Predict n steps ahead. It is an recursive process in which, each prediction, is used as a predictor for the next step.

Parameters
  • steps (int) Number of future steps predicted.
  • last_window (pandas Series, default `None`) Values of the series used to create the predictors (lags) need in the first iteration of prediction (t + 1).
    If last_window = None, the values stored inself.last_window are used to calculate the initial predictors, and the predictions start right after training data.
  • exog (pandas Series, pandas DataFrame, default `None`) Exogenous variable/s included as predictor/s.
Returns (predictions : pandas Series)

Predicted values.

method
predict_interval(steps, last_window=None, exog=None, interval=[5, 95], n_boot=500, random_state=123, in_sample_residuals=True)

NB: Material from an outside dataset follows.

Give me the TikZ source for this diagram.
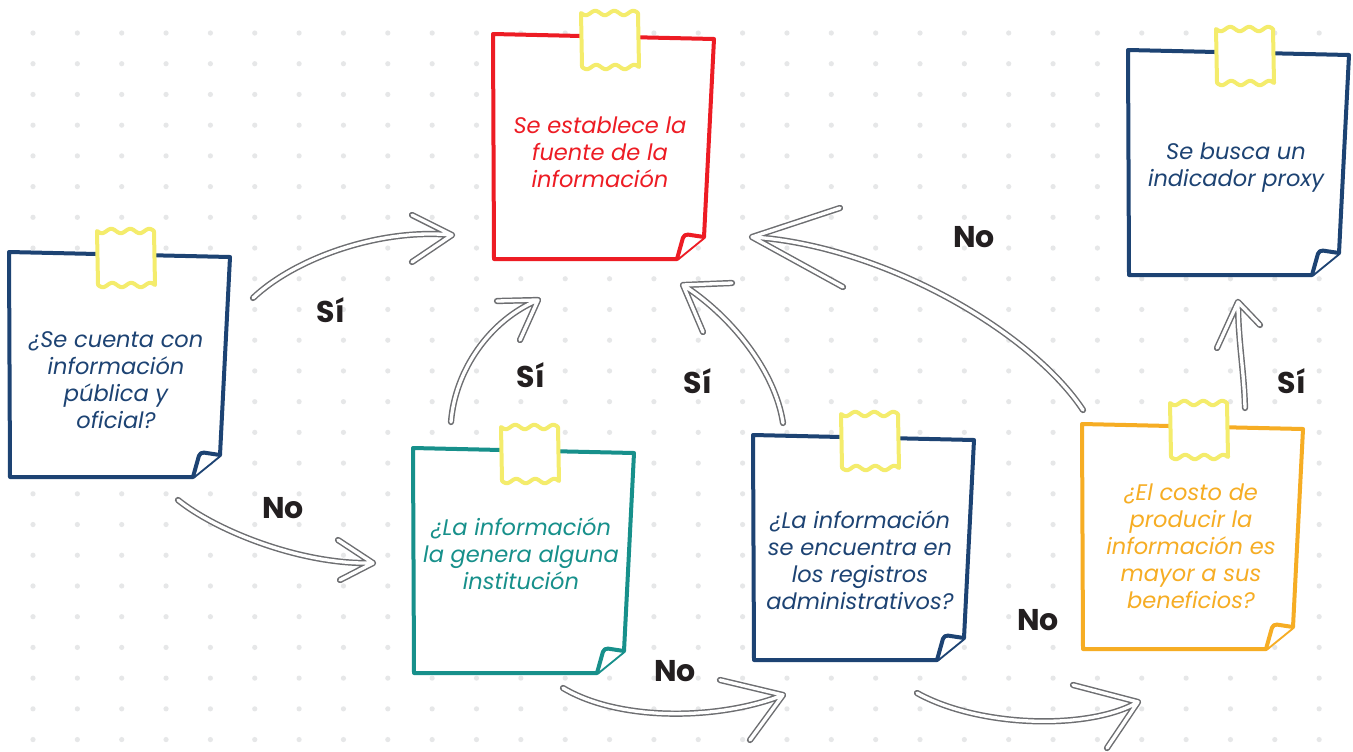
\documentclass[tikz,border=0pt]{standalone}
\usepackage{fontspec}
\setmainfont{Poppins}
\definecolor{navy}{HTML}{1D4373}
\definecolor{nred}{HTML}{ED1C24}
\definecolor{tealc}{HTML}{17908B}
\definecolor{orng}{HTML}{F6AD24}
\definecolor{tapec}{HTML}{F4EC6C}
\definecolor{arrowc}{HTML}{6D6E71}
\definecolor{dotc}{HTML}{E6E7E8}
\definecolor{lblc}{HTML}{231F20}
\tikzset{
  sketch/.style={draw=arrowc, line width=1.1pt, double=white, double distance=2.5pt, line cap=round, line join=round},
  notetext/.style={align=center, font=\itshape\fontsize{16.9}{20.25}\selectfont, inner sep=0pt},
  lbl/.style={text=lblc, font=\bfseries\fontsize{22.5}{27}\selectfont, inner sep=0pt, anchor=base},
}
\newcommand\stickynote[3]{%
  \begin{scope}[shift={(#1,#2)}]
    \filldraw[fill=white,draw=#3,line width=3pt,line join=round]
      (0,0) -- (221,5) -- (211,203) -- (184,225) -- (1,225) -- cycle;
    \filldraw[fill=white,draw=#3,line width=3pt,line join=round,rounded corners=3pt]
      (211,203) -- (191,200) -- (184,225);
    \filldraw[fill=white,draw=tapec,line width=3pt,line join=round]
      plot[domain=0:1,samples=40] ({88+57*\x},{-21+2.2*sin(1080*\x)})
      -- plot[domain=1:0,samples=40] ({89+57*\x},{33+2.2*sin(1080*\x)})
      -- cycle;
  \end{scope}}
\begin{document}
\begin{tikzpicture}[x=0.75pt,y=-0.75pt]
\useasboundingbox (0,0) rectangle (1353,751);
\fill[white] (0,0) rectangle (1353,751);
\foreach \i in {0,...,29} \foreach \j in {0,...,23}
  \fill[dotc] ({33+44.35*\i},{33+30.72*\j}) circle (2.6);

% arrow end points
\coordinate (aS) at (253,298); \coordinate (aT) at (452,235);
\coordinate (bS) at (178,500); \coordinate (bT) at (373,563);
\coordinate (cS) at (451,422); \coordinate (cT) at (538,300);
\coordinate (dS) at (783,423); \coordinate (dT) at (683,285);
\coordinate (eS) at (1083,410); \coordinate (eT) at (752,237);
\coordinate (fS) at (1245,408); \coordinate (fT) at (1238,302);
\coordinate (gS) at (563,688); \coordinate (gT) at (783,695);
\coordinate (hS) at (917,693); \coordinate (hT) at (1138,702);

\draw[sketch] (aS) .. controls (295,258) and (380,228) .. (aT) (412,215) -- (aT) -- (412,262);
\draw[sketch] (bS) .. controls (215,530) and (300,565) .. (bT) (338,540) -- (bT) -- (340,580);
\draw[sketch] (cS) .. controls (455,370) and (490,320) .. (cT) (497,301) -- (cT) -- (520,340);
\draw[sketch] (dS) .. controls (775,370) and (730,315) .. (dT) (732,283) -- (dT) -- (703,332);
\draw[sketch] (eS) .. controls (1030,330) and (880,245) .. (eT) (840,208) -- (eT) -- (843,287);
\draw[sketch] (fS) .. controls (1244,370) and (1238,340) .. (fT) (1217,348) -- (fT) -- (1260,325);
\draw[sketch] (gS) .. controls (620,722) and (720,720) .. (gT) (720,680) -- (gT) -- (750,740);
\draw[sketch] (hS) .. controls (980,728) and (1090,730) .. (hT) (1073,685) -- (hT) -- (1107,748);

% notes
\stickynote{9}{252}{navy}
\stickynote{493}{34}{nred}
\stickynote{1128}{50}{navy}
\stickynote{413}{448}{tealc}
\stickynote{753}{435}{navy}
\stickynote{1082}{424}{orng}

\node[notetext,text=navy] (q1) at (116,380) {¿Se cuenta con\\información\\pública y\\oficial?};
\node[notetext,text=nred] (fuente) at (600,152) {Se establece la\\fuente de la\\información};
\node[notetext,text=navy] (proxy) at (1236,168) {Se busca un\\indicador proxy};
\node[notetext,text=tealc] (q2) at (521,554) {¿La información\\la genera alguna\\institución};
\node[notetext,text=navy] (q3) at (860,560) {¿La información\\se encuentra en\\los registros\\administrativos?};
\node[notetext,text=orng] (q4) at (1191,546) {¿El costo de\\producir la\\información es\\mayor a sus\\beneficios?};

% labels
\node[lbl] (l1) at (331,322) {Sí};
\node[lbl] (l2) at (283,518) {No};
\node[lbl] (l3) at (531,387) {Sí};
\node[lbl] (l4) at (698,393) {Sí};
\node[lbl] (l5) at (974,247) {No};
\node[lbl] (l6) at (1292,393) {Sí};
\node[lbl] (l7) at (675,681) {No};
\node[lbl] (l8) at (1038,630) {No};
\end{tikzpicture}
\end{document}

Iterative process in which, each prediction, is used as a predictor for the next step and bootstrapping is used to estimate prediction intervals. Both, predictions and intervals, are returned.

Parameters
  • steps (int) Number of future steps predicted.
  • last_window (pandas Series, default `None`) Values of the series used to create the predictors (lags) needed in the first iteration of prediction (t + 1).
    If last_window = None, the values stored inself.last_window are used to calculate the initial predictors, and the predictions start right after training data.
  • exog (pandas Series, pandas DataFrame, default `None`) Exogenous variable/s included as predictor/s.
  • interval (list, default `[5, 95]`) Confidence of the prediction interval estimated. Sequence of percentiles to compute, which must be between 0 and 100 inclusive.
  • n_boot (int, default `500`) Number of bootstrapping iterations used to estimate prediction intervals.
  • random_state (int) Sets a seed to the random generator, so that boot intervals are always deterministic.
  • in_sample_residuals (bool, default `True`) If True, residuals from the training data are used as proxy of prediction error to create prediction intervals. If False, out of sample residuals are used. In the latter case, the user should have calculated and stored the residuals within the forecaster (see set_out_sample_residuals()).
Returns (predictions : pandas DataFrame)

Values predicted by the forecaster and their estimated interval: column pred = predictions. column lower_bound = lower bound of the interval. column upper_bound = upper bound interval of the interval.

Notes

More information about prediction intervals in forecasting: https://otexts.com/fpp2/prediction-intervals.html Forecasting: Principles and Practice (2nd ed) Rob J Hyndman and George Athanasopoulos.

method
set_params(**params)

Set new values to the parameters of the scikit learn model stored in the ForecasterAutoreg.

method
set_lags(lags)

Set new value to the attribute lags. Attributes max_lag and window_size are also updated.

method
set_out_sample_residuals(residuals, append=True)

Set new values to the attribute out_sample_residuals. Out of sample residuals are meant to be calculated using observations that did not participate in the training process.

Parameters
  • append (bool, default `True`) If True, new residuals are added to the once already stored in the attribute out_sample_residuals. Once the limit of 1000 values is reached, no more values are appended. If False, out_sample_residuals is overwritten with the new residuals.
  • params (1D np.ndarray) Values of residuals. If len(residuals) > 1000, only a random sample of 1000 values are stored.
method
get_coef()

Return estimated coefficients for the linear regression model stored in the forecaster. Only valid when the forecaster has been trained using as regressor:LinearRegression(),Lasso()orRidge()`.

Returns (coef : pandas DataFrame)

Value of the coefficients associated with each predictor.

method
get_feature_importance()

Return impurity-based feature importance of the model stored in the forecaster. Only valid when the forecaster has been trained using GradientBoostingRegressor , RandomForestRegressor or HistGradientBoostingRegressor as regressor.

Returns (feature_importance : pandas DataFrame)

Impurity-based feature importance associated with each predictor.